▶ **Required work**
Every line from the one holding "Convert this chart" through the one holding "const R = 115;" should be returned exactly, both included; the pictures should not.

▶ **Source data**

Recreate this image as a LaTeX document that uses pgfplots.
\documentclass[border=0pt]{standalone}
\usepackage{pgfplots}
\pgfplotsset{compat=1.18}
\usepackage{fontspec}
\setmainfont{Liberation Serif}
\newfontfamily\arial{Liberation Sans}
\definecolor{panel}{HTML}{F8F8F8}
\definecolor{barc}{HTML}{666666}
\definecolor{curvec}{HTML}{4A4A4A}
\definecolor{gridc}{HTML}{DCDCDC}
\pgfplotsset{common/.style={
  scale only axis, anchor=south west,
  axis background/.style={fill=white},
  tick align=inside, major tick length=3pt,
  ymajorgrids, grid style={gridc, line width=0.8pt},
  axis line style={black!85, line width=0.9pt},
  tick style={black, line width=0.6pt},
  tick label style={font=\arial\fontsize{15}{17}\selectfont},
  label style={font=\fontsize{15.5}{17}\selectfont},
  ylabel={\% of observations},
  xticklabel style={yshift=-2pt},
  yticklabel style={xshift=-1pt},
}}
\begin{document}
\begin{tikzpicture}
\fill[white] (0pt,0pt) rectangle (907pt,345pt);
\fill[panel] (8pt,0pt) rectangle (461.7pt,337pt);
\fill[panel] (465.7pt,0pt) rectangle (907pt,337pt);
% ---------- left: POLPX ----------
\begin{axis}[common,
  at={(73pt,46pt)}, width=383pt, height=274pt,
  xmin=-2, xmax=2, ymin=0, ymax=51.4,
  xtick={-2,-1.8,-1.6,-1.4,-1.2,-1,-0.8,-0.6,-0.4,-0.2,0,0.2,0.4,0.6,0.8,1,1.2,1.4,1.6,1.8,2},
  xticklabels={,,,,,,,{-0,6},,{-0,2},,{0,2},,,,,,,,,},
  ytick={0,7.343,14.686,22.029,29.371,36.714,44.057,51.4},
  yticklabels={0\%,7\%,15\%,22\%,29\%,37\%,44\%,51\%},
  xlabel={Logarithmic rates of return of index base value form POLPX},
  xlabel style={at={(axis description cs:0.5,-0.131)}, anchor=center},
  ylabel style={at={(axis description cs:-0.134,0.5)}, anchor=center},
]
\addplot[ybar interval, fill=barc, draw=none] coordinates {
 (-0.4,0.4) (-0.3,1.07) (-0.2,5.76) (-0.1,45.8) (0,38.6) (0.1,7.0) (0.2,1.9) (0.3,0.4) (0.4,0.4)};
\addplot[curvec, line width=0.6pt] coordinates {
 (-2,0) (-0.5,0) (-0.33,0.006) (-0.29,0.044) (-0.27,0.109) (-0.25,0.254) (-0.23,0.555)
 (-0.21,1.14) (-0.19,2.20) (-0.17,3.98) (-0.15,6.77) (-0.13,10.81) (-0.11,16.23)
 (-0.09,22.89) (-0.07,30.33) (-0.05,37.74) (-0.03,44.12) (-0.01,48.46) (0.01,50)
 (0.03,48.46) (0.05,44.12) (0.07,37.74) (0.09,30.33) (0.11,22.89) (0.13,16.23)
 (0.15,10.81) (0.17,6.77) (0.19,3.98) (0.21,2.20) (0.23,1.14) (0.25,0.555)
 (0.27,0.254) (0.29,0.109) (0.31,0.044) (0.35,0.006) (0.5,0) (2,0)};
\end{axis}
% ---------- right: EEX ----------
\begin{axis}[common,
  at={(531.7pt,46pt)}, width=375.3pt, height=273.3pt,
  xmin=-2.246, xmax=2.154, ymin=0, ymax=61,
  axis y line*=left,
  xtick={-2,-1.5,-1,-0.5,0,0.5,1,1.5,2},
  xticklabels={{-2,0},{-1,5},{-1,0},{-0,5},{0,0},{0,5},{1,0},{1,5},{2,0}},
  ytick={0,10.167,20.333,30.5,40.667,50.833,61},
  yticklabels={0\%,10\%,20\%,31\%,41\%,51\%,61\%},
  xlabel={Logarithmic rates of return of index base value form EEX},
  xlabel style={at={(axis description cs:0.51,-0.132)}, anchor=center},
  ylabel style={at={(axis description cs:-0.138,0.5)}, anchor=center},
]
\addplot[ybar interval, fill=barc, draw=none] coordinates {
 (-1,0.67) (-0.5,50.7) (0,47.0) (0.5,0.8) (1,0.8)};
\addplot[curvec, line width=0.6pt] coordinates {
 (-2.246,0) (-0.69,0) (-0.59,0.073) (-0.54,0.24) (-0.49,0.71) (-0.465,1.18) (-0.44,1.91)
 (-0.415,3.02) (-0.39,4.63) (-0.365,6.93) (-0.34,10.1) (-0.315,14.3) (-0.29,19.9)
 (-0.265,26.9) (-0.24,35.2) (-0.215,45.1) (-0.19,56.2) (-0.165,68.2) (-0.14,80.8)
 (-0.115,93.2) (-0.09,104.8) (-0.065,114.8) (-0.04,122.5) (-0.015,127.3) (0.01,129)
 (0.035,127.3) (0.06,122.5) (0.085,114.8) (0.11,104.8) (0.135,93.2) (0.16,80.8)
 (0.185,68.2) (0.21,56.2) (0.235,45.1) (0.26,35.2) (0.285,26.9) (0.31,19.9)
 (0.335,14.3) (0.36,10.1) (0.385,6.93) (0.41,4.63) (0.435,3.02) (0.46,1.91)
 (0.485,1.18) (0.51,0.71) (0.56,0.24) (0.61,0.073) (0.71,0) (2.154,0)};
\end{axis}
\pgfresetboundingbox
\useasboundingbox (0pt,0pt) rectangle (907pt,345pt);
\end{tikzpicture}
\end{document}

...

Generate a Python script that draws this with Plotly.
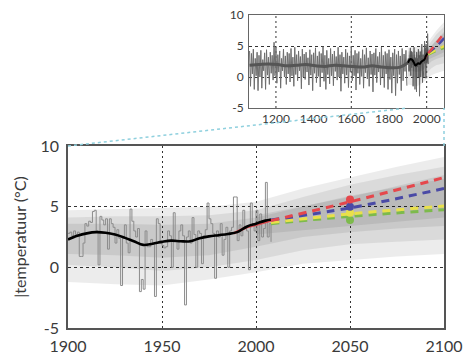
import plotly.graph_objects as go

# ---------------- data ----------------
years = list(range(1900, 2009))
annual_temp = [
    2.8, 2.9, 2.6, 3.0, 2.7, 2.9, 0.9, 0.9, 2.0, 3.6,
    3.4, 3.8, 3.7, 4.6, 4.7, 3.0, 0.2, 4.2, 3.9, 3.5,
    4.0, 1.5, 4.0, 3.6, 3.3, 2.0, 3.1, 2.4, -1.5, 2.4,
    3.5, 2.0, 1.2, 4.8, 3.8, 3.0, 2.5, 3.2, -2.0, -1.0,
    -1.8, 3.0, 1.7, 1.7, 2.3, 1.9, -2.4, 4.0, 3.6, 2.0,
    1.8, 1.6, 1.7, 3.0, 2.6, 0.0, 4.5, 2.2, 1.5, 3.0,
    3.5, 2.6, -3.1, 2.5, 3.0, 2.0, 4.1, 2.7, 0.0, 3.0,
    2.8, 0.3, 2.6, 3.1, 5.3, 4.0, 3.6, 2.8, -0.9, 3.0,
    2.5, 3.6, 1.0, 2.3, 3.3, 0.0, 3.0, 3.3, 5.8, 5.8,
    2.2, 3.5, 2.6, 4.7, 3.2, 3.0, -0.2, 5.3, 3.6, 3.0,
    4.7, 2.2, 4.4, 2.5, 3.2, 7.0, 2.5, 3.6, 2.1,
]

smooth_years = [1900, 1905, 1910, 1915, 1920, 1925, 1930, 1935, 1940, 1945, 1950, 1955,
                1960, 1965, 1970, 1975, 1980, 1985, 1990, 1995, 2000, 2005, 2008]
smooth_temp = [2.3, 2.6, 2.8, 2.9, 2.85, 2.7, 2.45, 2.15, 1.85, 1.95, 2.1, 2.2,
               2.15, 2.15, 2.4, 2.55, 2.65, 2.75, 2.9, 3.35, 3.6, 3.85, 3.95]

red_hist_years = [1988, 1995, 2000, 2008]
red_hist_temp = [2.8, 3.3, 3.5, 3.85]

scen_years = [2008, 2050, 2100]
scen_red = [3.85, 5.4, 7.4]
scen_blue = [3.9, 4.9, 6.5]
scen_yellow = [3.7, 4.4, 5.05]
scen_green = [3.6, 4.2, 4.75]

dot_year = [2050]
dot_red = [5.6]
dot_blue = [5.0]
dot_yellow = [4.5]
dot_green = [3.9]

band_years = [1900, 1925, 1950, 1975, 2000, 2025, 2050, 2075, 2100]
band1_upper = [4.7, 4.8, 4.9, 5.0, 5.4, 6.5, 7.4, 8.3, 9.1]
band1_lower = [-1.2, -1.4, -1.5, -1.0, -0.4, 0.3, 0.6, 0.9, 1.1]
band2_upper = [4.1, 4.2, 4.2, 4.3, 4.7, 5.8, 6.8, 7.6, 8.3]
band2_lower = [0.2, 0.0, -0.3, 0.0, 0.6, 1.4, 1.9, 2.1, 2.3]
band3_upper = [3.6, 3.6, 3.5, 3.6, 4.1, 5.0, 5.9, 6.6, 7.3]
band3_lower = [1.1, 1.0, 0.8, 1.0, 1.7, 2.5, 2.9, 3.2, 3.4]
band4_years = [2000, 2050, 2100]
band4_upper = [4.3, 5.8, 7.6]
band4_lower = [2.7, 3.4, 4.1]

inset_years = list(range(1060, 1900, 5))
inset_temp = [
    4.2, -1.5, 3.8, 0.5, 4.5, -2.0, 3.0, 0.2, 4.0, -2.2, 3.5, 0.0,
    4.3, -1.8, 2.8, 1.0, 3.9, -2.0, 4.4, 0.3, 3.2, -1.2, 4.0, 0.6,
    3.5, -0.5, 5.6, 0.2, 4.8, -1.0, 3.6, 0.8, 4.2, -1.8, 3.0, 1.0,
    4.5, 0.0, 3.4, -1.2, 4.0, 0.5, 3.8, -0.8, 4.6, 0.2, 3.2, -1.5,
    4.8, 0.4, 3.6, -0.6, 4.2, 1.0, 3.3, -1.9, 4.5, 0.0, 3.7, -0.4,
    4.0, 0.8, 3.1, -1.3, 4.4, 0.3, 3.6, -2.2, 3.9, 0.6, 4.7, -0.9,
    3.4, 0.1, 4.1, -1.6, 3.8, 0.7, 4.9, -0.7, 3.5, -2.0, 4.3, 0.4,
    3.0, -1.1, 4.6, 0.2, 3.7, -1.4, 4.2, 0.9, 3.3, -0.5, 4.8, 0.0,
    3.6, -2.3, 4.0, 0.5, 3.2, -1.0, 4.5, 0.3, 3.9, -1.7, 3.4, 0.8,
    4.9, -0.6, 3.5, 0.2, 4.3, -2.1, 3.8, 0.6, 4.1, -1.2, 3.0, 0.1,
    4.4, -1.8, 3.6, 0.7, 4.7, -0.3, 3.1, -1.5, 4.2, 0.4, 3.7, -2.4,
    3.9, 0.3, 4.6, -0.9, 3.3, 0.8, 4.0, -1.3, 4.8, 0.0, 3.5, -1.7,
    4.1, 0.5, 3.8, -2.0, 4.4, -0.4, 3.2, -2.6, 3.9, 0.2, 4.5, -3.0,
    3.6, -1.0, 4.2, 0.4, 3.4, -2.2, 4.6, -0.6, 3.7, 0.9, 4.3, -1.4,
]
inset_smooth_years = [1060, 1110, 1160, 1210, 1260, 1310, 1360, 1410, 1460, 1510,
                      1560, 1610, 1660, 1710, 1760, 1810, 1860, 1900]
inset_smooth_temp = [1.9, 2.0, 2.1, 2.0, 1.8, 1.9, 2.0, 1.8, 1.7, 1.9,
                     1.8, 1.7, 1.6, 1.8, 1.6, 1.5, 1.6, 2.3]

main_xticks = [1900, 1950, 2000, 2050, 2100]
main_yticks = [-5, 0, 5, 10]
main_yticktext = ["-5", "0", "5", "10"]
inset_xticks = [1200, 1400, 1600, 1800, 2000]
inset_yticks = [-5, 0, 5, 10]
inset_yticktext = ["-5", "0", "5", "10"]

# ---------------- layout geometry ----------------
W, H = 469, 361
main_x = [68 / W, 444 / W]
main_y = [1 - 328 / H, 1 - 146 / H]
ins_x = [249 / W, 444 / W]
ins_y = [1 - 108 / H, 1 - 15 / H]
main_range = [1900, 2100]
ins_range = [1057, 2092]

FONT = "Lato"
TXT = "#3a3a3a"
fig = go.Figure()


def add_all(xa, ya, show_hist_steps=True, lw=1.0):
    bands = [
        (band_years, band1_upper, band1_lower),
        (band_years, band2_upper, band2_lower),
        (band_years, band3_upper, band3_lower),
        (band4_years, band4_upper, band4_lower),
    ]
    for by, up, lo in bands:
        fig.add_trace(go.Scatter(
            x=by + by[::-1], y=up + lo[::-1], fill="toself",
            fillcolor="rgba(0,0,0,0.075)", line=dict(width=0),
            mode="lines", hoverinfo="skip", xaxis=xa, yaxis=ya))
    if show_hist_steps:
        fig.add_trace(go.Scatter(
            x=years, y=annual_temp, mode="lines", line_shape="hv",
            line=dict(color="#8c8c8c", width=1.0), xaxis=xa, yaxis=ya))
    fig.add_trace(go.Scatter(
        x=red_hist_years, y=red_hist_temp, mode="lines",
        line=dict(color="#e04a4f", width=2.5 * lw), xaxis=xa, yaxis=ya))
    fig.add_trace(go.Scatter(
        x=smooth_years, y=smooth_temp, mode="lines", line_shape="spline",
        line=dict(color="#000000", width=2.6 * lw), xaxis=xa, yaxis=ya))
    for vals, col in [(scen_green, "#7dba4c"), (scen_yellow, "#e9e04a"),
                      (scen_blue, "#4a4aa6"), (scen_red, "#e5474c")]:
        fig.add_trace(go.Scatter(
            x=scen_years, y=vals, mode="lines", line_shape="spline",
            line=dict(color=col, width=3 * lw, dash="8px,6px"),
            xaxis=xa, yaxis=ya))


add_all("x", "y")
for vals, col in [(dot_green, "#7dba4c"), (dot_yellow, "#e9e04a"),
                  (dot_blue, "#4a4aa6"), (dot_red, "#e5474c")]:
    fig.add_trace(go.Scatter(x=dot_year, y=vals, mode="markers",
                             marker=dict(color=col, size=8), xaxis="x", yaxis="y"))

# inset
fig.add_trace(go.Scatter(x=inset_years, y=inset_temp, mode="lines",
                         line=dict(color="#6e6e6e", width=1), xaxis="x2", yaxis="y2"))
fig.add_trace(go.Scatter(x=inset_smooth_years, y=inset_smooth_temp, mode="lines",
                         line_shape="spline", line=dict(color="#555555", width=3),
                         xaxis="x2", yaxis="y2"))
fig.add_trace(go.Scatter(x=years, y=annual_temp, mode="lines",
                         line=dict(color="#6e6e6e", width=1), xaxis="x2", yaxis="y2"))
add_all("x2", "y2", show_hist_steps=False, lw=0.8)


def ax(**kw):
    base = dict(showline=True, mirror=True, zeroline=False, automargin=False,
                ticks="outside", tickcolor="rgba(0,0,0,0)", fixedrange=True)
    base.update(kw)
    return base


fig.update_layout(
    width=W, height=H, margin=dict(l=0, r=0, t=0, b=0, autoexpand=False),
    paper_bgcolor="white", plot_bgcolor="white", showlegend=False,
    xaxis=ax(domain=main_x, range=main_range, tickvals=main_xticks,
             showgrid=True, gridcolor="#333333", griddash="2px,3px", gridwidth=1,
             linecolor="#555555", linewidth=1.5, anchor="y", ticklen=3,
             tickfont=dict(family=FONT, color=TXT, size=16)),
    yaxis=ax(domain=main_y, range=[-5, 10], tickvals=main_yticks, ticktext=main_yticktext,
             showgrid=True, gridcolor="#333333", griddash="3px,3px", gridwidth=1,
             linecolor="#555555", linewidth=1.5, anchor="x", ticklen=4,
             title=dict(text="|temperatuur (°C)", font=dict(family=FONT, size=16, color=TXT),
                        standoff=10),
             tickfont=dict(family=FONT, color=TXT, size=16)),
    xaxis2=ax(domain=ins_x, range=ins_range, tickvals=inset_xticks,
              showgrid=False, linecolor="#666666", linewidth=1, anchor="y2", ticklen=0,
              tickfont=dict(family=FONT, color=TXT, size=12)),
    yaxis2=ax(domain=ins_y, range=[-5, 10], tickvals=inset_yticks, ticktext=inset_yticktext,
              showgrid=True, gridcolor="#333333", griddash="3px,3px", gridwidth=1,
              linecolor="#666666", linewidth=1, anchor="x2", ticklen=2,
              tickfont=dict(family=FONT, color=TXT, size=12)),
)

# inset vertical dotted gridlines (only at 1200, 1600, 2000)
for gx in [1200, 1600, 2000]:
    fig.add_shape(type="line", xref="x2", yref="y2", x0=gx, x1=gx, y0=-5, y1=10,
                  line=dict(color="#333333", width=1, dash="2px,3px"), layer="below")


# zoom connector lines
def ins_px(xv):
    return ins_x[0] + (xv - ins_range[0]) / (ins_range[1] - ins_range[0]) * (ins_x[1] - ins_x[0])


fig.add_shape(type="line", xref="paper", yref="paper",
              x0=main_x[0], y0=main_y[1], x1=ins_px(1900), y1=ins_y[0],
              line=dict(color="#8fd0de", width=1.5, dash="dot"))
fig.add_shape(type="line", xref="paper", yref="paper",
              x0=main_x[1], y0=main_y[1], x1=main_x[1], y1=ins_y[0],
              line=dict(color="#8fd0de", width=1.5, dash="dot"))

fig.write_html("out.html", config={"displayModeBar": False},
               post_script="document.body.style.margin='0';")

---

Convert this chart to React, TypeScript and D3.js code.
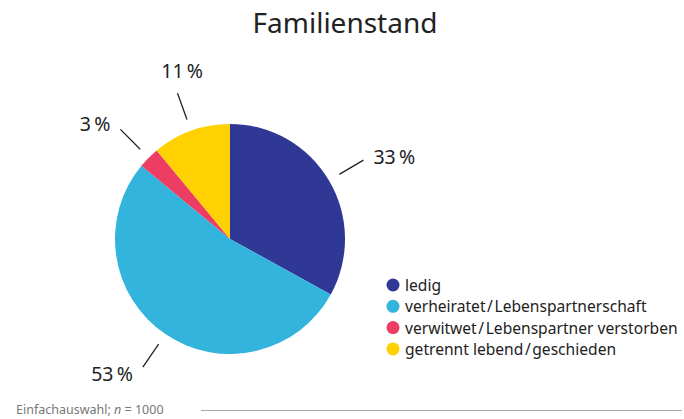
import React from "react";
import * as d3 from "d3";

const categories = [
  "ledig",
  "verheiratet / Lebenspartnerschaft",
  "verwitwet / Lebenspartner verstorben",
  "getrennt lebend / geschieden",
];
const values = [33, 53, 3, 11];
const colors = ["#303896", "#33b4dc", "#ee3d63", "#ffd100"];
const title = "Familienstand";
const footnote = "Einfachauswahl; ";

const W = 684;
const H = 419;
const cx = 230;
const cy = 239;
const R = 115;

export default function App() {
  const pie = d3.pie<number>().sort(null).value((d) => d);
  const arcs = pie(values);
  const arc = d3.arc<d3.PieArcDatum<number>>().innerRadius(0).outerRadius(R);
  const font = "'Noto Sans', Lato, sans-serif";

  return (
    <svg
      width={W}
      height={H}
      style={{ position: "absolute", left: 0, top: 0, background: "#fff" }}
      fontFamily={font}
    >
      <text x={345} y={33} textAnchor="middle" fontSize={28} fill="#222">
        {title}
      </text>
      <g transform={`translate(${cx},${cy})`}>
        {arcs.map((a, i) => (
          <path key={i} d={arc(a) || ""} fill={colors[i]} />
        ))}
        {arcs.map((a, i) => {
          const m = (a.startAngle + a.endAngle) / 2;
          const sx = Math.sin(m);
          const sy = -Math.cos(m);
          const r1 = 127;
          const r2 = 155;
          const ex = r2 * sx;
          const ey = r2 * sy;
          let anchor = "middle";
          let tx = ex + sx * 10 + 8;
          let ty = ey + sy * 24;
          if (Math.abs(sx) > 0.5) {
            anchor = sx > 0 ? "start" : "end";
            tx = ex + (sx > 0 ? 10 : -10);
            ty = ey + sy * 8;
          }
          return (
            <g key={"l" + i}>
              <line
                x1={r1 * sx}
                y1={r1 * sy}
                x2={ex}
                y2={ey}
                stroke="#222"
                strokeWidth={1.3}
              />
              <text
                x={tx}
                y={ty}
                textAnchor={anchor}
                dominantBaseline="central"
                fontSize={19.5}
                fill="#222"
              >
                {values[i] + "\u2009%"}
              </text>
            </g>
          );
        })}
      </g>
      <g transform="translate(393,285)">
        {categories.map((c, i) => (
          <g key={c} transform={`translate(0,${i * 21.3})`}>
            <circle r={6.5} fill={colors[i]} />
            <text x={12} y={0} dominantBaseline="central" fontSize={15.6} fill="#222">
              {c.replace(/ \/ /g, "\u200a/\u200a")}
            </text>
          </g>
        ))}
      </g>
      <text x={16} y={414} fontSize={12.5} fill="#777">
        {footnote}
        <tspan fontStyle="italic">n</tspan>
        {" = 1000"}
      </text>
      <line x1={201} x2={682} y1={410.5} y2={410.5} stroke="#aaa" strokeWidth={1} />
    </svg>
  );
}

▶ **Correct output**
Convert this chart to React, TypeScript and D3.js code.
import React from "react";
import * as d3 from "d3";

const categories = [
  "ledig",
  "verheiratet / Lebenspartnerschaft",
  "verwitwet / Lebenspartner verstorben",
  "getrennt lebend / geschieden",
];
const values = [33, 53, 3, 11];
const colors = ["#303896", "#33b4dc", "#ee3d63", "#ffd100"];
const title = "Familienstand";
const footnote = "Einfachauswahl; ";

const W = 684;
const H = 419;
const cx = 230;
const cy = 239;
const R = 115;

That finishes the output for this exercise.